**Written task**
Copy word for word the lines in the records below, starting at the line with "Recreate this image" and ending at the line with "import numpy as np". Skip the pictures.

**Data lines**
** START **

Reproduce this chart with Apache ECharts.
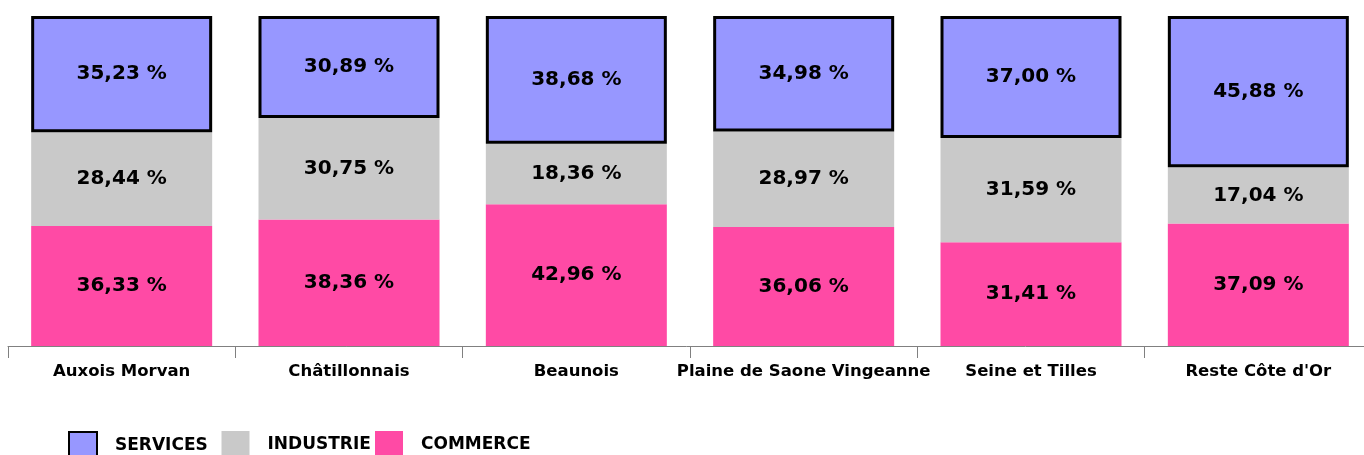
<!DOCTYPE html>
<html>
<head>
<meta charset="utf-8">
<script src="https://cdn.jsdelivr.net/npm/echarts@6/dist/echarts.min.js"></script>
<style>
html, body { margin: 0; padding: 0; background: #fff; }
#chart { width: 1364px; height: 455px; }
</style>
</head>
<body>
<div id="chart"></div>
<script>
// zones and shares (%)
var zones = ['Auxois Morvan', 'Châtillonnais', 'Beaunois', 'Plaine de Saone Vingeanne', 'Seine et Tilles', "Reste Côte d'Or"];
var commerce = [36.33, 38.36, 42.96, 36.06, 31.41, 37.09];
var industrie = [28.44, 30.75, 18.36, 28.97, 31.59, 17.04];
var services = [35.23, 30.89, 38.68, 34.98, 37.00, 45.88];
var legendNames = ['SERVICES', 'INDUSTRIE', 'COMMERCE'];

var font = 'DejaVu Sans, Verdana, sans-serif';

function pct(p) {
	return p.value.toFixed(2).replace('.', ',') + ' %';
}

var label = {
	show : true,
	position : 'inside',
	color : '#000',
	fontFamily : font,
	fontWeight : 'bold',
	fontSize : 20,
	formatter : pct
};

// one legend per item, evenly spaced like the original
var legends = [];
for (var i = 0; i < legendNames.length; i++) {
	legends.push({
		data : [legendNames[i]],
		left : 68 + i * 153.5,
		top : 431,
		padding : 0,
		icon : 'rect',
		itemWidth : 28,
		itemHeight : 28,
		textStyle : {
			color : '#000',
			fontFamily : font,
			fontWeight : 'bold',
			fontSize : 17,
			padding : [0, 0, 0, 13]
		}
	});
}

var myChart = echarts.init(document.getElementById('chart'));
var option = {
	animation : false,
	grid : {
		left : 8,
		width : 1364,
		top : 16,
		bottom : 109,
		outerBoundsMode : 'none'
	},
	legend : legends,
	xAxis : {
		type : 'category',
		data : zones,
		axisLine : {
			lineStyle : { color : '#808080', width : 1 }
		},
		axisTick : {
			show : true,
			alignWithLabel : false,
			length : 12,
			lineStyle : { color : '#808080' }
		},
		axisLabel : {
			interval : 0,
			margin : 17,
			color : '#000',
			fontFamily : font,
			fontWeight : 'bold',
			fontSize : 16.5
		}
	},
	yAxis : {
		type : 'value',
		min : 0,
		max : 100,
		show : false,
		splitLine : { show : false }
	},
	series : [ {
		name : 'COMMERCE',
		type : 'bar',
		stack : 'total',
		barWidth : 181,
		data : commerce,
		itemStyle : { color : '#FF4AA5' },
		label : label
	}, {
		name : 'INDUSTRIE',
		type : 'bar',
		stack : 'total',
		barWidth : 181,
		data : industrie,
		itemStyle : { color : '#C9C9C9' },
		label : label
	}, {
		name : 'SERVICES',
		type : 'bar',
		stack : 'total',
		barWidth : 181,
		data : services,
		itemStyle : { color : '#9797FF', borderColor : '#000', borderWidth : 3 },
		label : label
	} ]
};
myChart.setOption(option);
</script>
</body>
</html>
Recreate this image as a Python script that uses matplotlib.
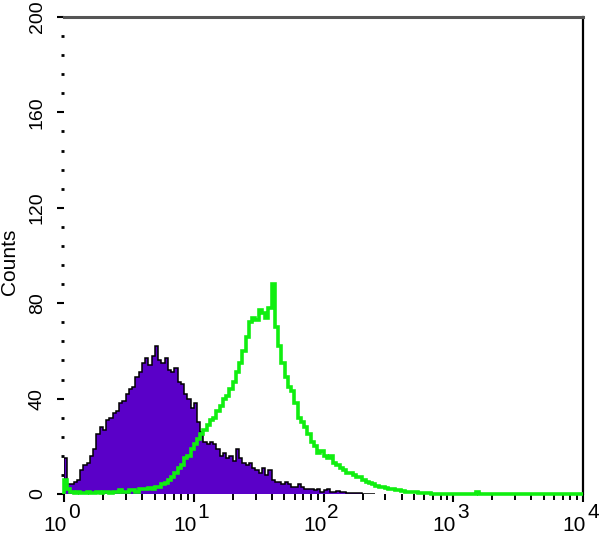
import matplotlib
matplotlib.use("Agg")
import matplotlib.pyplot as plt
import matplotlib.transforms as mtransforms
from matplotlib.ticker import MultipleLocator, LogLocator, NullFormatter
import numpy as np

# ---- data (counts per log-channel bin, bin width = 0.025 decades starting at 10^0) ----
bin_width_decades = 0.025
isotype_counts = [15, 4, 4, 5, 6, 10, 12, 13, 16, 19, 25, 28, 27, 31, 32, 34, 35, 38, 39, 42,
                  44, 45, 49, 51, 55, 57, 54, 58, 62, 56, 55, 57, 52, 51, 53, 47, 46, 42, 40, 36,
                  38, 30, 26, 22, 21, 22, 21, 19, 16, 17, 15, 16, 14, 19, 15, 13, 12, 13, 11, 10,
                  9, 11, 8, 10, 6, 5, 5, 4, 5, 4, 3, 3, 4, 3, 2, 2, 2, 1.5, 2, 1,
                  1.5, 2, 1, 1, 1.2, 0.8, 1, 0.5, 0.6, 0.4, 0.3, 0.3, 0.2, 0.2, 0.1, 0.1]
stained_counts = [6, 2, 1, 0.5, 1, 0.5, 0.5, 1, 0.5, 0.5, 1, 0.5, 1, 1, 0.5, 1, 1, 1.5, 1, 1,
                  1.5, 1.5, 1, 2, 2, 2, 2.5, 2, 3, 3, 4, 4.5, 6, 7, 9, 11, 12, 15, 16, 19,
                  21, 23, 25, 27, 29, 31, 32, 35, 37, 40, 41, 44, 47, 51, 55, 60, 66, 72, 74, 73,
                  77, 76, 74, 78, 88, 70, 62, 55, 49, 45, 43, 38, 32, 30, 28, 25, 22, 20, 17, 18,
                  16, 15, 16, 13, 12, 11, 10, 9, 9, 8, 7, 7, 6, 5, 4.5, 4, 3.5, 3, 3, 2.5,
                  2, 2, 1.5, 1.5, 1.2, 1, 1, 0.8, 0.7, 0.5, 0.5, 0.3, 0.3, 0.2, 0.2, 0.1, 0, 0, 0, 0,
                  0, 0, 0, 0, 0, 0, 0, 0.8, 0, 0, 0, 0, 0, 0, 0, 0, 0, 0, 0, 0,
                  0, 0, 0, 0, 0, 0, 0, 0, 0, 0, 0, 0, 0, 0, 0, 0, 0, 0, 0, 0]
y_ticks = [0, 40, 80, 120, 160, 200]
y_tick_labels = ["0", "40", "80", "120", "160", "200"]
x_decades = [0, 1, 2, 3, 4]
y_label = "Counts"

PURPLE = "#5a00c8"
GREEN = "#10ee10"
FONT = "Liberation Sans"

fig = plt.figure(figsize=(6.0, 5.47), dpi=100)
ax = fig.add_axes([64 / 600, 1 - 494 / 547, (583 - 64) / 600, (494 - 17) / 547])

def edges_for(n):
    return 10 ** (np.arange(n + 1) * bin_width_decades)

e1 = edges_for(len(isotype_counts))
ax.stairs(isotype_counts, e1, fill=True, color=PURPLE, zorder=2)
ax.stairs(isotype_counts, e1, color="black", lw=1.1, zorder=3)

e2 = edges_for(len(stained_counts))
ax.stairs(stained_counts, e2, color=GREEN, lw=2.6, zorder=4, clip_on=False)

ax.set_xscale("log")
ax.set_xlim(1, 1e4)
ax.set_ylim(0, 200)

for s in ("left", "bottom"):
    ax.spines[s].set_visible(False)
ax.spines["top"].set_color("#555555")
ax.spines["top"].set_linewidth(2.2)
ax.spines["right"].set_color("black")
ax.spines["right"].set_linewidth(1.6)

# y axis
ax.set_yticks(y_ticks)
ax.set_yticklabels(y_tick_labels, rotation=90, va="center", fontsize=14, family=FONT)
ax.yaxis.set_minor_locator(MultipleLocator(8))
ax.tick_params(axis="y", which="major", direction="out", length=5, width=1.5, pad=8)
ax.tick_params(axis="y", which="minor", direction="out", length=2, width=2)

# x axis
ax.xaxis.set_major_locator(LogLocator(base=10, numticks=10))
ax.xaxis.set_minor_locator(LogLocator(base=10, subs=np.arange(2, 10), numticks=20))
ax.xaxis.set_major_formatter(NullFormatter())
ax.xaxis.set_minor_formatter(NullFormatter())
ax.tick_params(axis="x", which="major", direction="out", length=6, width=1.5)
ax.tick_params(axis="x", which="minor", direction="out", length=4.5, width=1.4)

xt = ax.get_xaxis_transform()
for d in x_decades:
    t_base = mtransforms.offset_copy(xt, fig=fig, x=3, y=-37, units="dots")
    t_exp = mtransforms.offset_copy(xt, fig=fig, x=4, y=-24, units="dots")
    ax.text(10 ** d, 0, "10", transform=t_base, ha="right", va="baseline",
            fontsize=15, family=FONT, clip_on=False)
    ax.text(10 ** d, 0, str(d), transform=t_exp, ha="left", va="baseline",
            fontsize=15, family=FONT, clip_on=False)

fig.text(10 / 600, 1 - 262 / 547, y_label, rotation=90, ha="center", va="center",
         fontsize=15, family=FONT)

fig.savefig("out.png", dpi=100)
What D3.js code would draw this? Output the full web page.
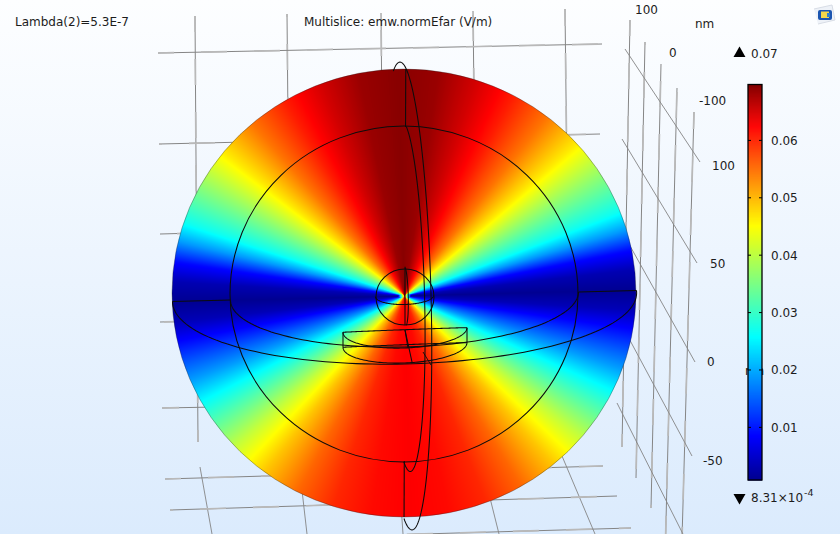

** END **

**The response**
Recreate this image as a Python script that uses matplotlib.
import matplotlib
matplotlib.use("Agg")
import matplotlib.pyplot as plt
import matplotlib.transforms as mtransforms
from matplotlib.ticker import MultipleLocator, LogLocator, NullFormatter
import numpy as np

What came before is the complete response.